_Task to complete_. Give back exactly the lines from the beginning of the listing below to the line holding "(p5) at (554,284)", both ends included; the pictures stay out.
>> START Source excerpt
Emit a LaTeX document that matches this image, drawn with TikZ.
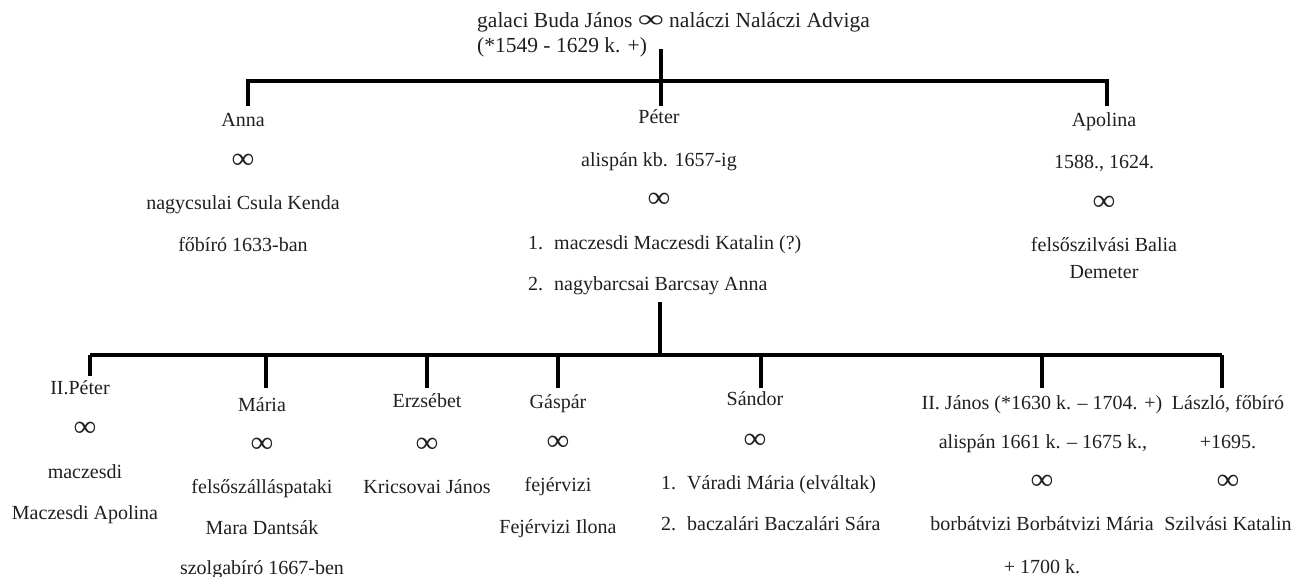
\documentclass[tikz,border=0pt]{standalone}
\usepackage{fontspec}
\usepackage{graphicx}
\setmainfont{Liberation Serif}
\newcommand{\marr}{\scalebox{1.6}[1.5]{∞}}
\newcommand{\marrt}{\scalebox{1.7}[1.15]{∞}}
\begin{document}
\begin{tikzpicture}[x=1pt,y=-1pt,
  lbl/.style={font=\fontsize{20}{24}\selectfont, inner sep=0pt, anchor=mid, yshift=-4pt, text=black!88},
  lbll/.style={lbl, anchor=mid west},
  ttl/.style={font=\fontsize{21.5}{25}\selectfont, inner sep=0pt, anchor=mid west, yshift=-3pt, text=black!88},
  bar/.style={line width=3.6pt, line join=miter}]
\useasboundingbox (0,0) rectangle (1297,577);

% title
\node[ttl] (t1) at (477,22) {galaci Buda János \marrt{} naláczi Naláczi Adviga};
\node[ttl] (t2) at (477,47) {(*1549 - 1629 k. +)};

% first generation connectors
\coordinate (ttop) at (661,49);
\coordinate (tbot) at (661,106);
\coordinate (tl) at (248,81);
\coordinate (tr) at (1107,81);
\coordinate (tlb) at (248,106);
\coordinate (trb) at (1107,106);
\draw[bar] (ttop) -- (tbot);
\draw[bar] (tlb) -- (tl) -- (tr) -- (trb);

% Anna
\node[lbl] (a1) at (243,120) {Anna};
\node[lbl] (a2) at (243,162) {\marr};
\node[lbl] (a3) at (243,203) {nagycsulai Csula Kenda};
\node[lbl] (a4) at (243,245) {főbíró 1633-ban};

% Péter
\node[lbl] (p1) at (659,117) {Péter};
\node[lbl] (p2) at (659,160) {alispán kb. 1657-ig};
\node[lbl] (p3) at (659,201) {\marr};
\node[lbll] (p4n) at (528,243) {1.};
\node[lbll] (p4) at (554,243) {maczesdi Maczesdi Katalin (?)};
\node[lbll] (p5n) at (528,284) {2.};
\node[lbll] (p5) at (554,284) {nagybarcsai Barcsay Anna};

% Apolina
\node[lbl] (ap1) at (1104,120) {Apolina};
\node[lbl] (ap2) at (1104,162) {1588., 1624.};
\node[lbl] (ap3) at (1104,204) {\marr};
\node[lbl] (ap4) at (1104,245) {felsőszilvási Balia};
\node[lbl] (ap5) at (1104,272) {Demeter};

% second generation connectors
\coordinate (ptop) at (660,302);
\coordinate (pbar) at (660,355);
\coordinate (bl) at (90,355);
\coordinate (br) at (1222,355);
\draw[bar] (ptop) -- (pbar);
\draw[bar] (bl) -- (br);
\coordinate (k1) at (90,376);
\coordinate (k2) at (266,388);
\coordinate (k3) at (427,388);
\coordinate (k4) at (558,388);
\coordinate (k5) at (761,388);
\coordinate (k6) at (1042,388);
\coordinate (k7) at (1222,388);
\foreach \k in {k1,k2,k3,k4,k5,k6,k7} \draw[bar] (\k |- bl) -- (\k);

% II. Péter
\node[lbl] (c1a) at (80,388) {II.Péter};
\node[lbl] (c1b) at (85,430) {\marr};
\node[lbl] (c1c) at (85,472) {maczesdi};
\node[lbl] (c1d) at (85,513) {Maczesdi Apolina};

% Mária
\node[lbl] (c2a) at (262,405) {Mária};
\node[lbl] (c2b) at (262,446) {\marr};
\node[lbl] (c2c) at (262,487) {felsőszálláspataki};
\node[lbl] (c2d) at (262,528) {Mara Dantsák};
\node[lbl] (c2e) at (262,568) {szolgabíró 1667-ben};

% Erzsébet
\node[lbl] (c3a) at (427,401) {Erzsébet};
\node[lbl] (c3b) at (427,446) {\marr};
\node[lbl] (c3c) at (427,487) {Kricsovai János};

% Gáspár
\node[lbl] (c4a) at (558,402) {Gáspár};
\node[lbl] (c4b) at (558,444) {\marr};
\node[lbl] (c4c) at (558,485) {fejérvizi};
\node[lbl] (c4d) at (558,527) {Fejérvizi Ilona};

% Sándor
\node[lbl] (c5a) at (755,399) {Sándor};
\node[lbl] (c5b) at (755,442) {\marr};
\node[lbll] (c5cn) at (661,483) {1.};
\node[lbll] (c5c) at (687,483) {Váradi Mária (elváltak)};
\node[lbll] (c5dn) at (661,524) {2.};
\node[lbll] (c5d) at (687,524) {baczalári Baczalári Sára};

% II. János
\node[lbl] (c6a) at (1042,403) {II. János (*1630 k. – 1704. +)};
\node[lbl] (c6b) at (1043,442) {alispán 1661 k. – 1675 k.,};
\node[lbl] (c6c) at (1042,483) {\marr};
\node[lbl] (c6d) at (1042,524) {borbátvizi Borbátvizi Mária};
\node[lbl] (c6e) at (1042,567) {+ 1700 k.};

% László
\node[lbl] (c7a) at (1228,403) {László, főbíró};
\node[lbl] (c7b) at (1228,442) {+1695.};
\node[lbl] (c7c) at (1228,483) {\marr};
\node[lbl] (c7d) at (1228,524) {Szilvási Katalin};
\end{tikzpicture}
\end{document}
>> END Source excerpt
_Answer_.
Emit a LaTeX document that matches this image, drawn with TikZ.
\documentclass[tikz,border=0pt]{standalone}
\usepackage{fontspec}
\usepackage{graphicx}
\setmainfont{Liberation Serif}
\newcommand{\marr}{\scalebox{1.6}[1.5]{∞}}
\newcommand{\marrt}{\scalebox{1.7}[1.15]{∞}}
\begin{document}
\begin{tikzpicture}[x=1pt,y=-1pt,
  lbl/.style={font=\fontsize{20}{24}\selectfont, inner sep=0pt, anchor=mid, yshift=-4pt, text=black!88},
  lbll/.style={lbl, anchor=mid west},
  ttl/.style={font=\fontsize{21.5}{25}\selectfont, inner sep=0pt, anchor=mid west, yshift=-3pt, text=black!88},
  bar/.style={line width=3.6pt, line join=miter}]
\useasboundingbox (0,0) rectangle (1297,577);

% title
\node[ttl] (t1) at (477,22) {galaci Buda János \marrt{} naláczi Naláczi Adviga};
\node[ttl] (t2) at (477,47) {(*1549 - 1629 k. +)};

% first generation connectors
\coordinate (ttop) at (661,49);
\coordinate (tbot) at (661,106);
\coordinate (tl) at (248,81);
\coordinate (tr) at (1107,81);
\coordinate (tlb) at (248,106);
\coordinate (trb) at (1107,106);
\draw[bar] (ttop) -- (tbot);
\draw[bar] (tlb) -- (tl) -- (tr) -- (trb);

% Anna
\node[lbl] (a1) at (243,120) {Anna};
\node[lbl] (a2) at (243,162) {\marr};
\node[lbl] (a3) at (243,203) {nagycsulai Csula Kenda};
\node[lbl] (a4) at (243,245) {főbíró 1633-ban};

% Péter
\node[lbl] (p1) at (659,117) {Péter};
\node[lbl] (p2) at (659,160) {alispán kb. 1657-ig};
\node[lbl] (p3) at (659,201) {\marr};
\node[lbll] (p4n) at (528,243) {1.};
\node[lbll] (p4) at (554,243) {maczesdi Maczesdi Katalin (?)};
\node[lbll] (p5n) at (528,284) {2.};
\node[lbll] (p5) at (554,284) {nagybarcsai Barcsay Anna};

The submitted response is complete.